City Corporation approves updated plans for new Museum of London

City Corporation approves updated plans for new Museum of London

The Museum of London’s relocation has taken another step forward thanks to revised plans for the refurbishment and alteration of its new site at West Smithfield being approved by the City of London Corporation.

Permission for the scheme, which will see the museum move from 150 London Wall in the Barbican where it has been since 1976, was granted in June 2020 and the latest consent is for relatively small changes to part of the original proposals.

The redevelopment will see the partial demolition, refurbishment and extension of the General Market building at 43 Farringdon Street, which became disused after it sustained bomb damage during World War II.

The newer Poultry Market at Charterhouse Street, constructed in the early 1960s, will also be repaired and adapted at basement, ground and first floor levels to also house part of the Museum.

In addition, buildings currently known as the Annexe Site on Snow Hill and Smithfield Street will be transformed for use by the museum and to house offices, shops, food and drink outlets and event and function space.
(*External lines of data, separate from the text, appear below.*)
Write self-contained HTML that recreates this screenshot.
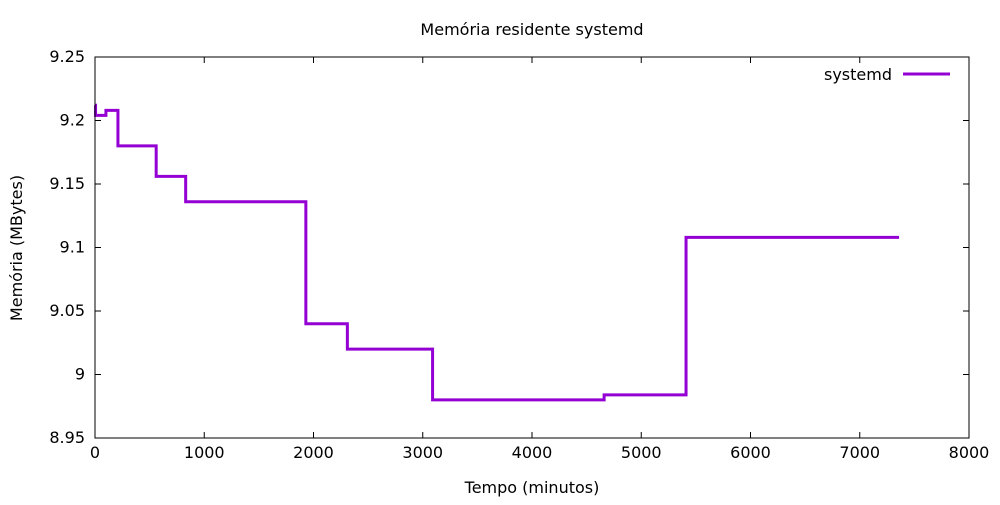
<!DOCTYPE html>
<html><head><meta charset="utf-8"><style>
body{margin:0;background:#fff;}
svg text{font-family:"DejaVu Sans","Liberation Sans",sans-serif;font-size:16px;fill:#000;}
</style></head><body>
<svg id="chart" width="1000" height="500" xmlns="http://www.w3.org/2000/svg">
<rect x="0" y="0" width="1000" height="500" fill="#fff"/>
<text x="532" y="35" text-anchor="middle">Memória residente systemd</text>
<text x="532" y="493" text-anchor="middle">Tempo (minutos)</text>
<text transform="translate(22,248) rotate(-90)" text-anchor="middle">Memória (MBytes)</text>
<g id="axes"></g>
<g id="series"></g>
<rect x="95" y="57" width="874" height="381" fill="none" stroke="#000" stroke-width="1"/>
<text x="892" y="80" text-anchor="end">systemd</text>
<line x1="903" y1="74" x2="950" y2="74" stroke="#9400d3" stroke-width="3"/>
</svg>
<script>
const xTicks=[0,1000,2000,3000,4000,5000,6000,7000,8000];
const yTicks=[8.95,9,9.05,9.1,9.15,9.2,9.25];
const yTickLabels=["8.95","9","9.05","9.1","9.15","9.2","9.25"];
const times=[0,5,100,210,560,830,1930,2310,3090,4660,5410,7360];
const mem=[9.212,9.204,9.208,9.18,9.156,9.136,9.04,9.02,8.98,8.984,9.108,9.108];
const L=95,R=969,T=57,B=438;
const xs=v=>L+(v-0)/(8000)*(R-L);
const ys=v=>B-(v-8.95)/(0.3)*(B-T);
const NS="http://www.w3.org/2000/svg";
const ax=document.getElementById('axes');
xTicks.forEach(t=>{
 const x=xs(t);
 const l=document.createElementNS(NS,'path');
 l.setAttribute('d',`M${x},${B}v-6M${x},${T}v6`);
 l.setAttribute('stroke','#000');
 
 
 ax.appendChild(l);
 const tx=document.createElementNS(NS,'text');
 tx.setAttribute('x',x);tx.setAttribute('y',B+20);tx.setAttribute('text-anchor','middle');
 tx.textContent=t;
 
 
 ax.appendChild(tx);
});
yTicks.forEach((t,i)=>{
 const y=ys(t);
 const l=document.createElementNS(NS,'path');
 l.setAttribute('d',`M${L},${y}h6M${R},${y}h-6`);
 l.setAttribute('stroke','#000');
 
 
 ax.appendChild(l);
 const tx=document.createElementNS(NS,'text');
 tx.setAttribute('x',L-10);tx.setAttribute('y',y+5);tx.setAttribute('text-anchor','end');
 tx.textContent=yTickLabels[i];
 
 
 ax.appendChild(tx);
});
let d='';
times.forEach((t,i)=>{
 if(i===0) d+=`M${xs(t)},${ys(mem[i])}`;
 else d+=`H${xs(t)}V${ys(mem[i])}`;
});
const p=document.createElementNS(NS,'path');
p.setAttribute('d',d);p.setAttribute('fill','none');p.setAttribute('stroke','#9400d3');p.setAttribute('stroke-width','3');


document.getElementById('series').appendChild(p);
</script>
</body></html>
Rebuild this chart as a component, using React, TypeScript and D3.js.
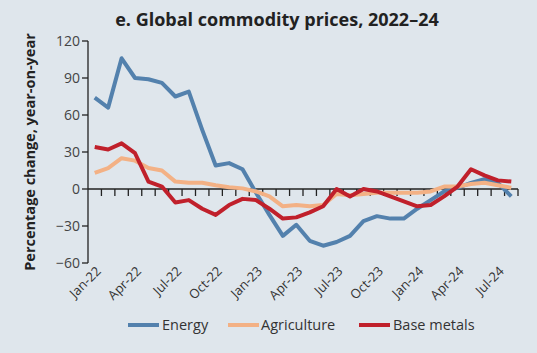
import React from "react";
import * as d3 from "d3";

const months = [
  "Jan-22","Feb-22","Mar-22","Apr-22","May-22","Jun-22","Jul-22","Aug-22","Sep-22","Oct-22","Nov-22","Dec-22",
  "Jan-23","Feb-23","Mar-23","Apr-23","May-23","Jun-23","Jul-23","Aug-23","Sep-23","Oct-23","Nov-23","Dec-23",
  "Jan-24","Feb-24","Mar-24","Apr-24","May-24","Jun-24","Jul-24","Aug-24",
];
const tickLabels = ["Jan-22","Apr-22","Jul-22","Oct-22","Jan-23","Apr-23","Jul-23","Oct-23","Jan-24","Apr-24","Jul-24"];
const energy = [74,66,106,90,89,86,75,79,48,19,21,16,-3,-21,-38,-29,-42,-46,-43,-38,-26,-22,-24,-24,-16,-9,-2,1,5,8,5,-6];
const agriculture = [13,17,25,23,17,15,6,5,5,3,1.5,0.5,-2,-6,-14,-13,-14,-13,-4,-5,-4,-3,-3,-3,-3,-2,2,2,4,5,3,1];
const baseMetals = [34,32,37,29,6,2,-11,-9,-16,-21,-13,-8,-9,-16,-24,-23,-19,-14,0,-6,0,-2,-6,-10,-14,-13,-6,2,16,11,7,6];
const yTicks = [120,90,60,30,0,-30,-60];

const series = [
  { name: "Energy", values: energy, color: "#5381ad" },
  { name: "Agriculture", values: agriculture, color: "#f3b185" },
  { name: "Base metals", values: baseMetals, color: "#c0202b" },
];

export default function App() {
  const W = 537, H = 353;
  const x0 = 88, x1 = 518;
  const x = d3.scaleBand<string>().domain(months).range([x0, x1]);
  const y = d3.scaleLinear().domain([-60, 120]).range([263, 41]);
  const cx = (m: string) => (x(m) as number) + x.bandwidth() / 2;
  const line = d3.line<number>().x((_, i) => cx(months[i])).y((d) => y(d));
  const font = "'Open Sans', sans-serif";
  const textCol = "#333";
  const legendItems = [
    { x: 128, tx: 162 },
    { x: 228, tx: 261 },
    { x: 359, tx: 393 },
  ];
  return (
    <svg width={W} height={H} style={{ position: "absolute", left: 0, top: 0, background: "#dfe6ec" }}>
      <rect x={0} y={0} width={W} height={H} fill="#dfe6ec" />
      <text x={277} y={26} textAnchor="middle" fontFamily={font} fontWeight="bold" fontSize={18} fill="#222">
        e. Global commodity prices, 2022–24
      </text>
      <text transform={`translate(35,152) rotate(-90)`} textAnchor="middle" fontFamily={font} fontWeight="bold" fontSize={14.5} fill="#222">
        Percentage change, year-on-year
      </text>
      {/* y axis */}
      <line x1={x0} x2={x0} y1={y(120)} y2={y(-60)} stroke="#222" strokeWidth={1.3} />
      {yTicks.map((t) => (
        <g key={t}>
          <line x1={x0 - 6} x2={x0} y1={y(t)} y2={y(t)} stroke="#222" strokeWidth={1.3} />
          <text x={x0 - 8} y={y(t)} dy="0.35em" textAnchor="end" fontFamily={font} fontSize={14} fill="#444">
            {t < 0 ? `\u2212${-t}` : t}
          </text>
        </g>
      ))}
      {/* zero line and ticks */}
      <line x1={x0} x2={x1} y1={y(0)} y2={y(0)} stroke="#222" strokeWidth={1.3} />
      {months.map((m, i) =>
        i > 0 ? (
          <line key={m} x1={x(m) as number} x2={x(m) as number} y1={y(0)} y2={y(0) + 7} stroke="#222" strokeWidth={1.3} />
        ) : null
      )}
      <line x1={x1} x2={x1} y1={y(0)} y2={y(0) + 7} stroke="#222" strokeWidth={1.3} />
      {/* x labels */}
      {tickLabels.map((m) => (
        <text key={m} transform={`translate(${cx(m) + 7},${272}) rotate(-45)`} textAnchor="end" fontFamily={font} fontSize={13} fill="#333">
          {m}
        </text>
      ))}
      {/* lines */}
      {series.map((s) => (
        <path key={s.name} d={line(s.values) as string} fill="none" stroke={s.color} strokeWidth={4} strokeLinejoin="round" />
      ))}
      {/* legend */}
      {series.map((s, i) => (
        <g key={s.name}>
          <line x1={legendItems[i].x} x2={legendItems[i].x + 31} y1={325} y2={325} stroke={s.color} strokeWidth={4} />
          <text x={legendItems[i].tx} y={325} dy="0.35em" fontFamily={font} fontSize={14.5} fill={textCol}>
            {s.name}
          </text>
        </g>
      ))}
    </svg>
  );
}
A “triple height canopy above a public realm space” will be added to facilitate this mixture of uses. The scheme’s designers are Stanton Williams.

The update to the application concerned the Poultry Market building, which since July 2000 has been a Grade II listed part of the larger Smithfield complex.  The City’s planning officers’ report to its new planning and transport sub-committee explained that an additional consent was required relating to the listed status, which had not been secured in 2020.

“While the proposed works have been dealt with in a careful and skilful way and the scheme has been driven by best conservation practice, there is inevitably some harm to the historic fabric” the report said. It concluded that this would amount to “a medium level of less than substantial harm” accruing from “the comprehensive remodelling of the interior and the loss of clerestory glazing [a high section of a wall containing windows]” which would be “significantly outweighed by the substantive public benefits that the work would secure”.

The report welcomed “the sensitive revival of the market buildings and the public realm, securing a strategic development that offers significant social, economic and environmental benefits including job creation, tourism and income generation”, creating “a visitor attraction that is accessible and inclusive for all, telling the story of London” that represents “an exceptional opportunity for this area of Smithfield”.

The part of the Smithfield hub that still functions as a meat market – officially London Central Markets – is to move to a new site in Dagenham, along with Billingsgate fish market, currently based in Canary Wharf. New Spitalfields fruit and vegetable market, which has operated from a site in Leyton since 1991, is expected to join them at a later date.

The Museum of London intends to open at West Smithfield in 2025 under the new name of The London Museum. It will close to the public on its present site next month, although its Museum of Docklands branch will stay open under its own new name The London Museum Docklands from January.